Exercise
Give the lines of the material verbatim, from the first line to the line with "const lastDay = 860; // 10 May 2022", including both.
───── Source material ─────
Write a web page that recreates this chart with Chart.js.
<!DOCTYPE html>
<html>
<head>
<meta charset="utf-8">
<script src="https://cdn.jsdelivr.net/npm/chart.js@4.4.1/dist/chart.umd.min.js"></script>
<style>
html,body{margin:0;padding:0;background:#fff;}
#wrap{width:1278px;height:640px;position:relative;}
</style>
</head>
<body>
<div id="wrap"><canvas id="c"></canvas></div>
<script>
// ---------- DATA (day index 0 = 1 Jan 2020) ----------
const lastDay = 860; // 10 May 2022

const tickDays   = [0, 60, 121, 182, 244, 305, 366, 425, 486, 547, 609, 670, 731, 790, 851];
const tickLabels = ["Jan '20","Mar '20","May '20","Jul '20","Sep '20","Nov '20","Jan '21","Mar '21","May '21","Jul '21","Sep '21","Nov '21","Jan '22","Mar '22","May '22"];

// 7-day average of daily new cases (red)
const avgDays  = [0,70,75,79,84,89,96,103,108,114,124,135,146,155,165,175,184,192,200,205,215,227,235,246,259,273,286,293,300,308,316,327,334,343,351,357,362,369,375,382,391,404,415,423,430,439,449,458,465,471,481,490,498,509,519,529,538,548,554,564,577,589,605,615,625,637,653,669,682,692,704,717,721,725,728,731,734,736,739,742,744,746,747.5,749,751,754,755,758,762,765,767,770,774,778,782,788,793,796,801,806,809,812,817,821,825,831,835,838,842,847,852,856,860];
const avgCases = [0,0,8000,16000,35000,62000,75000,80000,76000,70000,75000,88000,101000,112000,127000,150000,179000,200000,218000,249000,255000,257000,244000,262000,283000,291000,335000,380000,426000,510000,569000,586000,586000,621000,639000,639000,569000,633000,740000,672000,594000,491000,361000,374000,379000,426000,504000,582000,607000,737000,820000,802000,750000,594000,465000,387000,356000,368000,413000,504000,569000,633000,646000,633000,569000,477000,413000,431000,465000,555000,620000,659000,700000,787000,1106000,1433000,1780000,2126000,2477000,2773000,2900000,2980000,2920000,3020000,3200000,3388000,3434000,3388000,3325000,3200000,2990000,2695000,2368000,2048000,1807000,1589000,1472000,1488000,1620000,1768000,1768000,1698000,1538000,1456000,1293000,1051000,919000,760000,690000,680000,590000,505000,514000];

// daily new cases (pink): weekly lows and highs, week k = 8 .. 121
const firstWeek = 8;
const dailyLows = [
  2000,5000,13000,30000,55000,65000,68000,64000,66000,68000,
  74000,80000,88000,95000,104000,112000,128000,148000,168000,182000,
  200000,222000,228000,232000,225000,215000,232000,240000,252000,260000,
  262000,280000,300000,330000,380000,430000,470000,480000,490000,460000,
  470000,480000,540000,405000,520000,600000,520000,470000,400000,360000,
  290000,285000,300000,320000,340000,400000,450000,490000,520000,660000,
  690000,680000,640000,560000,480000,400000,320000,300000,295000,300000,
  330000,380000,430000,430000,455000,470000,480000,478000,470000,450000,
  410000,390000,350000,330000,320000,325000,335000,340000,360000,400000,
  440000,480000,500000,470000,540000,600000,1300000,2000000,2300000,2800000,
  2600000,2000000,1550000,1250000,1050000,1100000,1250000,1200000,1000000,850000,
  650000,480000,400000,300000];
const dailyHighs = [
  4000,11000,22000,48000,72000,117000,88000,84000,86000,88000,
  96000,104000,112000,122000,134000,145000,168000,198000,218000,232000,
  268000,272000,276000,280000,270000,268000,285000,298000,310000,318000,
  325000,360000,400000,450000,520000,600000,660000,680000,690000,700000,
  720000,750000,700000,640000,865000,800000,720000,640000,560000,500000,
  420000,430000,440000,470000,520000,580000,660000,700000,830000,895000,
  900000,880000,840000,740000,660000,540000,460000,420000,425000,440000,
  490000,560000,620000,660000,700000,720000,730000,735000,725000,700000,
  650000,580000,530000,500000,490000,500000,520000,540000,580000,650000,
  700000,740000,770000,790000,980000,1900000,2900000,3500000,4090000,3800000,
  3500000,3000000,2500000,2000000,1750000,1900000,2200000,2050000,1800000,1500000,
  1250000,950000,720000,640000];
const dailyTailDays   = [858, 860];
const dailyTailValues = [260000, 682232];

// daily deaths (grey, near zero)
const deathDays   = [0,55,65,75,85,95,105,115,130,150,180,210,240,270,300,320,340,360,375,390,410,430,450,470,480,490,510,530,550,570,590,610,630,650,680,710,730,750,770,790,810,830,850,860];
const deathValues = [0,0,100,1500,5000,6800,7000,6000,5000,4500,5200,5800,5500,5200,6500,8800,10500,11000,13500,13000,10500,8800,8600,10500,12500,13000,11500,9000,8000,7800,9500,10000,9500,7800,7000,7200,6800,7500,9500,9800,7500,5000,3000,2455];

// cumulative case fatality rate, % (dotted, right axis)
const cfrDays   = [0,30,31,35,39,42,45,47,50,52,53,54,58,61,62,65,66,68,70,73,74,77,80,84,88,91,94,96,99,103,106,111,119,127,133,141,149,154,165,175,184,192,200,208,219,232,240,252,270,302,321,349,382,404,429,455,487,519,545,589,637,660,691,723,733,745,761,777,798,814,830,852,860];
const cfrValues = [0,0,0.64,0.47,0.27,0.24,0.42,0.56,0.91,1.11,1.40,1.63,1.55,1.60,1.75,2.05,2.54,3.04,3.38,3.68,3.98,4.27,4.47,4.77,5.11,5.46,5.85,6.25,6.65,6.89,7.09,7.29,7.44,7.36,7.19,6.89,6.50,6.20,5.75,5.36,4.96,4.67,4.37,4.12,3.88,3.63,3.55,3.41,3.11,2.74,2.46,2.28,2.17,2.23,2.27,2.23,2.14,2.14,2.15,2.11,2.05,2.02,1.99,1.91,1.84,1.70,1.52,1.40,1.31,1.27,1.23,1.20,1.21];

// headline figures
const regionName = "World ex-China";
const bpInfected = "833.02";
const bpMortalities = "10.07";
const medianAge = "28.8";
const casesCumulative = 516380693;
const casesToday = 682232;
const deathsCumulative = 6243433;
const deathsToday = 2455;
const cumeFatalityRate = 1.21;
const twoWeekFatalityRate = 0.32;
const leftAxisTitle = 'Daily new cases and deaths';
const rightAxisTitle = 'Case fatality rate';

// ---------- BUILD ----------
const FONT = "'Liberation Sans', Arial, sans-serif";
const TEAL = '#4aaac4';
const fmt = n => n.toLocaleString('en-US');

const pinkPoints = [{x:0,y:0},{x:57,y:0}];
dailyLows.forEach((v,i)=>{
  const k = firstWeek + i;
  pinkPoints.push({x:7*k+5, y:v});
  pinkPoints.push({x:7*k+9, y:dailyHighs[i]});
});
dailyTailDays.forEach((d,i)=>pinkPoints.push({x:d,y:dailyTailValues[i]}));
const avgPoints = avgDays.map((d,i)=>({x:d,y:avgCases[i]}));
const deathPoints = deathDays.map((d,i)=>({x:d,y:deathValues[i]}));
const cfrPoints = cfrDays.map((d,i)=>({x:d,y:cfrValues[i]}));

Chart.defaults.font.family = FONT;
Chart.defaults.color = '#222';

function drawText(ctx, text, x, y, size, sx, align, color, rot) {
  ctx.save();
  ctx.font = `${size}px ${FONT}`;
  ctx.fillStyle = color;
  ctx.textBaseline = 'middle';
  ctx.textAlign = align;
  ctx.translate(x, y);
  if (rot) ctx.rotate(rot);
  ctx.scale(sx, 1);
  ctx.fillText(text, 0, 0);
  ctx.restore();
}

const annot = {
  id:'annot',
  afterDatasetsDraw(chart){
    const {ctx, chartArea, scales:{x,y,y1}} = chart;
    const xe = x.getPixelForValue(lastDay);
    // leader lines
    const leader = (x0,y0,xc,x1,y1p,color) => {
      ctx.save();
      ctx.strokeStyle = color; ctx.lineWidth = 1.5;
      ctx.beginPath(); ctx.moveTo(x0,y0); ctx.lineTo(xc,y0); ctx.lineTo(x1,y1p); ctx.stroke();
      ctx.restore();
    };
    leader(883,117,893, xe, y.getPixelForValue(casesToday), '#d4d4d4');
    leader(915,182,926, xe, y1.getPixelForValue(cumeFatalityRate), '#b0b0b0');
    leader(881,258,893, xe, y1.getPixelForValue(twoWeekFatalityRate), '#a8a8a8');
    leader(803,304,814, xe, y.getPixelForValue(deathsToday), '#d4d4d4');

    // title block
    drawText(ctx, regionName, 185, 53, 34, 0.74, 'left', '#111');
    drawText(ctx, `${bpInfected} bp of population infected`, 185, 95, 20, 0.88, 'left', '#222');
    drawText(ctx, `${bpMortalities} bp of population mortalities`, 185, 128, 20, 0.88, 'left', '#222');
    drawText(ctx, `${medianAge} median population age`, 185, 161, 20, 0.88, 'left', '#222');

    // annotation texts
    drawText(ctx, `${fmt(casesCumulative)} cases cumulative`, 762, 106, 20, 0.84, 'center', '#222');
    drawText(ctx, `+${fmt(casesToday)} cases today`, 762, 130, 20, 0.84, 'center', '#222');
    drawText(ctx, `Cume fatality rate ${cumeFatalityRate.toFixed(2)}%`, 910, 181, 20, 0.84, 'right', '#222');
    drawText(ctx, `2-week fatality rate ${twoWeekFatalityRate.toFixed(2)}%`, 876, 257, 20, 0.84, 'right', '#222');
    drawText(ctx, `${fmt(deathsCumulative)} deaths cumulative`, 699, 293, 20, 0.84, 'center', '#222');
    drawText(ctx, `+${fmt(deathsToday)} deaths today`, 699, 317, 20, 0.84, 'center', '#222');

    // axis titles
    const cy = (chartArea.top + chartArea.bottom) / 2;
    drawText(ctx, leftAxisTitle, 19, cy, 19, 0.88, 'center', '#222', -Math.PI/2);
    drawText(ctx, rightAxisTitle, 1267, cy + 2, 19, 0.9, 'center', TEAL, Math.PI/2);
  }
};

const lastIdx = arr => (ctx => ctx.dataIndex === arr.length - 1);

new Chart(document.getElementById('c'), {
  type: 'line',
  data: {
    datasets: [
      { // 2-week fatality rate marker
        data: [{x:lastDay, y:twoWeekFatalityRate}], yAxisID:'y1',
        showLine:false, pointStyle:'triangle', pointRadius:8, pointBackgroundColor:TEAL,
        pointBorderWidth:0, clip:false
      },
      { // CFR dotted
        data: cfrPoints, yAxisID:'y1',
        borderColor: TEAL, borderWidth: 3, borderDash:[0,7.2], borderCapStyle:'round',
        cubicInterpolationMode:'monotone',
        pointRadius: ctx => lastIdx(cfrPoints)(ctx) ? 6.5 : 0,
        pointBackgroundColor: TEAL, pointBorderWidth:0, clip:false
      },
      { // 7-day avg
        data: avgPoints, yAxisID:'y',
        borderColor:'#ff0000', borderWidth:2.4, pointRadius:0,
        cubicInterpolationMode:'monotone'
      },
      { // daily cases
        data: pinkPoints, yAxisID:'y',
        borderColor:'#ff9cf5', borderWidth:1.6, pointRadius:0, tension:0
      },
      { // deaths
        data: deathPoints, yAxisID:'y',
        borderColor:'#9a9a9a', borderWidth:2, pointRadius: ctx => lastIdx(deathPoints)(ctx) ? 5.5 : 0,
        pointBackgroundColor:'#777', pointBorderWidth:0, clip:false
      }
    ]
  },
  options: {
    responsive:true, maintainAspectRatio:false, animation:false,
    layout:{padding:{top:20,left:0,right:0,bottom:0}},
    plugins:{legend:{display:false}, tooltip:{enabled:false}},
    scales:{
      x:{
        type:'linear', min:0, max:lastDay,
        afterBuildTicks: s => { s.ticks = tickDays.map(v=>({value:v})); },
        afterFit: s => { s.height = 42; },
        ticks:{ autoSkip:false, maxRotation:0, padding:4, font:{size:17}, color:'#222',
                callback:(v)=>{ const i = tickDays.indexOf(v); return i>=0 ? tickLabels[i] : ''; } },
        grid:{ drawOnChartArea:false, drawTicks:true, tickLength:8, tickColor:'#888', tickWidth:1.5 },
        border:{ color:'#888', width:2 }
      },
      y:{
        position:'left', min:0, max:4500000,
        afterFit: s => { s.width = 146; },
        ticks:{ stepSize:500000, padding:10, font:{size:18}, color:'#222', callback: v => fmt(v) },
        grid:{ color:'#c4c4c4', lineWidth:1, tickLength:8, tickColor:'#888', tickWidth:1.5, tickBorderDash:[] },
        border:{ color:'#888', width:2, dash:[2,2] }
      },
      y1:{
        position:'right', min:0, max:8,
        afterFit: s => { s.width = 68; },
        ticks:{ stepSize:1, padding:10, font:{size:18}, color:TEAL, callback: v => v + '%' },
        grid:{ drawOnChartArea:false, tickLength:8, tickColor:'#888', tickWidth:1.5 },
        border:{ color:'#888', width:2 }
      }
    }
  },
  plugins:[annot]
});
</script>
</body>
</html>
─────
Response to this exercise
Write a web page that recreates this chart with Chart.js.
<!DOCTYPE html>
<html>
<head>
<meta charset="utf-8">
<script src="https://cdn.jsdelivr.net/npm/chart.js@4.4.1/dist/chart.umd.min.js"></script>
<style>
html,body{margin:0;padding:0;background:#fff;}
#wrap{width:1278px;height:640px;position:relative;}
</style>
</head>
<body>
<div id="wrap"><canvas id="c"></canvas></div>
<script>
// ---------- DATA (day index 0 = 1 Jan 2020) ----------
const lastDay = 860; // 10 May 2022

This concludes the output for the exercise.